Many couture garments take months to complete. Patterns are built from scratch, fabrics are often developed specifically for a single design, and embellishment is executed entirely by hand. Haute Couture Week offers a visible moment for these techniques, yet its deeper importance lies in maintaining the ateliers themselves through continued patronage.

Haute Couture Week as a Parisian Luxury Season

For luxury travellers and collectors, couture week has long served as a reason to return to Paris. The city’s wider luxury ecosystem aligns quietly around the calendar. High jewellery houses time major unveilings to coincide with the week. Cultural institutions host private evening programmes. Auction houses and galleries arrange discreet previews.

The atmosphere of Paris during couture season feels contained and cultivated. Palace hotels become informal meeting salons. Movement through the city follows appointments rather than schedules. It is a period shaped by precision, continuity, and long-established relationships.

Where Couture Is Lived

hotel plaza athenee during couture week

During Haute Couture Week, a small circle of Parisian addresses becomes part of the couture infrastructure itself.

The Ritz Paris remains a natural base for couture guests, valued for its Place Vendôme setting, its long association with fashion and jewellery houses, and its ability to accommodate private fittings and salon appointments within its suites.

On Avenue Montaigne, Hôtel Plaza Athénée sits at the heart of the couture quarter. Its proximity to the major maisons and its residential-style suites make it particularly suited to the rhythm of couture week, where garments, teams, and clients move fluidly between presentations and private consultations.

Le Meurice attracts those who prefer a calmer base while remaining central.
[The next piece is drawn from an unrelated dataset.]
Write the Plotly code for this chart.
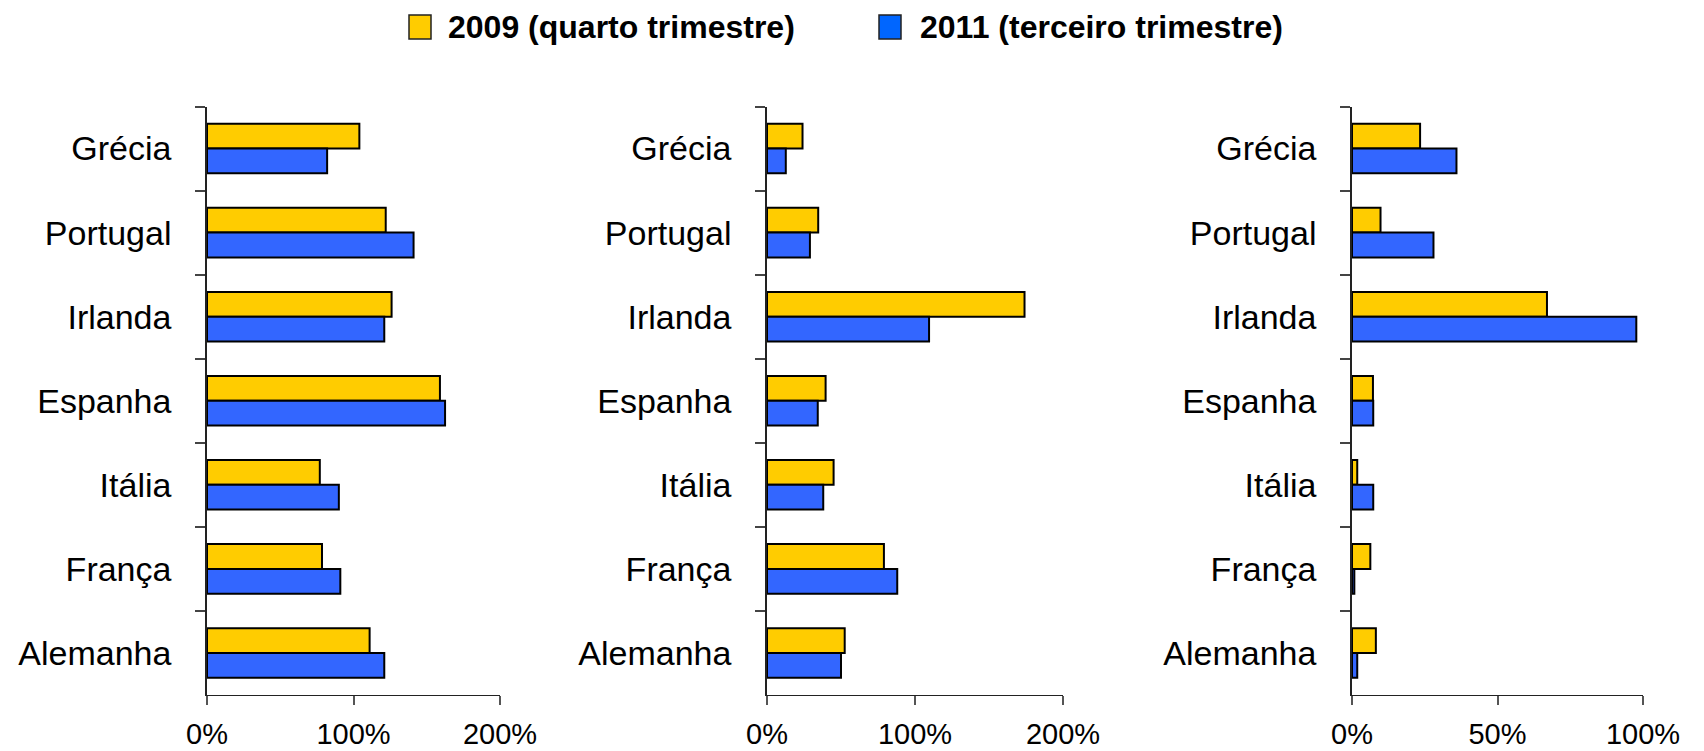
import plotly.graph_objects as go

countries = ["Grécia", "Portugal", "Irlanda", "Espanha", "Itália", "França", "Alemanha"]
series_names = ["2009 (quarto trimestre)", "2011 (terceiro trimestre)"]

# Panel 1 values (%)
p1_2009 = [104, 122, 126, 159, 77, 78.5, 111]
p1_2011 = [82, 141, 121, 162.5, 90, 91, 121]
# Panel 2 values (%)
p2_2009 = [24, 34.6, 174, 39.6, 45, 79, 52.5]
p2_2011 = [12.7, 29, 109.5, 34.3, 38, 88, 50]
# Panel 3 values (%)
p3_2009 = [23.4, 9.8, 67, 7.2, 1.8, 6.3, 8.2]
p3_2011 = [35.9, 28, 97.7, 7.3, 7.3, 0.8, 1.8]

p1_ticks = [0, 100, 200]
p2_ticks = [0, 100, 200]
p3_ticks = [0, 50, 100]

YELLOW = "#FFCC00"
BLUE = "#3366FF"
LEG_BLUE = "#0066FF"
FONT = "Liberation Sans, Arial, sans-serif"

# The page body has an 8px default margin, so the figure is sized to fit the window.
OFF = 8
W, H = 1704 - OFF, 751 - OFF


def px(X):
    return (X - OFF) / W


def py(Y):
    return 1 - (Y - OFF) / H


panels = [
    (p1_2009, p1_2011, p1_ticks, "x", "y"),
    (p2_2009, p2_2011, p2_ticks, "x2", "y2"),
    (p3_2009, p3_2011, p3_ticks, "x3", "y3"),
]

fig = go.Figure()
for a, b, ticks, xa, ya in panels:
    for vals, col, name in ((a, YELLOW, series_names[0]), (b, BLUE, series_names[1])):
        fig.add_trace(go.Bar(
            y=countries, x=vals, orientation="h", name=name,
            marker=dict(color=col, line=dict(color="#000000", width=2)),
            xaxis=xa, yaxis=ya, showlegend=False,
        ))

x_domains = [[px(207), px(500)], [px(767), px(1063)], [px(1352), px(1643)]]
y_domain = [py(695), py(106.5)]

layout = dict(
    template="none",
    width=W, height=H,
    margin=dict(l=0, r=0, t=0, b=0, autoexpand=False),
    paper_bgcolor="white", plot_bgcolor="white",
    barmode="group", bargap=0.41, bargroupgap=0,
    font=dict(family=FONT, color="#000000"),
    showlegend=False,
)

for i, (a, b, ticks, xa, ya) in enumerate(panels):
    sfx = "" if i == 0 else str(i + 1)
    layout["xaxis" + sfx] = dict(
        domain=x_domains[i], anchor=ya, range=[0, ticks[-1]],
        tickvals=ticks, ticktext=[f"{t}%" for t in ticks],
        ticks="outside", ticklen=9, tickcolor="#555555", tickwidth=1.5,
        showline=True, linecolor="#222222", linewidth=1.2,
        showgrid=False, zeroline=False, automargin=False,
        tickfont=dict(size=29, color="#000000", family=FONT),
        ticklabelstandoff=4,
    )
    layout["yaxis" + sfx] = dict(
        domain=y_domain, anchor=xa, type="category",
        categoryorder="array", categoryarray=countries, autorange="reversed",
        ticks="outside", ticklen=10, tickson="boundaries", tickcolor="#444444", tickwidth=1.5,
        showline=True, linecolor="#222222", linewidth=1.5,
        showgrid=False, zeroline=False, automargin=False,
        tickfont=dict(size=34, color="#000000", family=FONT),
        ticklabelstandoff=27,
    )

# legend drawn as squares + text
shapes = []
annotations = []
for (sx0, sx1, tx), col, name in (((409, 431, 446), YELLOW, series_names[0]),
                                   ((879, 901, 918), LEG_BLUE, series_names[1])):
    shapes.append(dict(type="rect", xref="paper", yref="paper",
                       x0=px(sx0), x1=px(sx1), y0=py(39), y1=py(15),
                       fillcolor=col, line=dict(color="#222222", width=1.5)))
    annotations.append(dict(xref="paper", yref="paper", x=px(tx), y=py(27),
                            xanchor="left", yanchor="middle", showarrow=False,
                            text=f"<b>{name}</b>",
                            font=dict(size=32, family=FONT, color="#000000")))
layout["shapes"] = shapes
layout["annotations"] = annotations

fig.update_layout(**layout)
fig.write_html("out.html")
Its apartment-style suites and discreet salons lend themselves well to longer couture stays, jewellery viewings, and quietly hosted luncheons.

Dining and the Social Rhythm of the Week

Couture week dining favours established Parisian institutions that understand privacy, pacing, and discretion.

Le Grand Véfour, overlooking the Palais-Royal gardens, is a regular choice for post-show lunches and small couture dinners, valued for its heritage setting and proximity to many presentation venues.

At Le Meurice Alain Ducasse, maison-hosted luncheons and couture-week gatherings unfold at a measured pace, offering a setting suited to longer conversations around collections and commissions.

For evening tables, Lapérouse is frequently favoured for its intimate rooms and historic character, offering a quieter counterpoint to the day’s schedule.

Experiencing Paris Around Couture Week

haute couture in Paris

Beyond the salons and dining rooms, couture guests often experience Paris through private cultural channels.

Institutions such as the Musée des Arts Décoratifs and the Petit Palais regularly feature exhibitions that resonate closely with couture culture and are often visited between fittings and presentations. High jewellery houses around Place Vendôme form a parallel calendar of discreet viewings and collection presentations. For many returning guests, Fondation Louis Vuitton offers a contemporary counterpoint, with private visits and evening events often aligned with couture season.

Between appointments, time is frequently reserved for gallery visits, fragrance houses, and quiet intervals in historic cafés or along the Seine, reinforcing couture week as a broader Parisian immersion.

Couture’s Influence Across the Luxury World

Haute couture continues to shape the wider luxury landscape through its influence on high jewellery, watchmaking, beauty, and specialist craftsmanship. Although produced in limited numbers, couture preserves rare métiers, establishes creative authority, and anchors the cultural credibility on which the highest luxury houses are built.

During Haute Couture Week, Paris doesn’t feel like a host city. It feels like the atelier itself. Appointments replace itineraries, salons replace stages, and craftsmanship becomes the common language. For those who return each season, couture week is less about what is unveiled and more about where, and how, the highest form of luxury continues to be lived.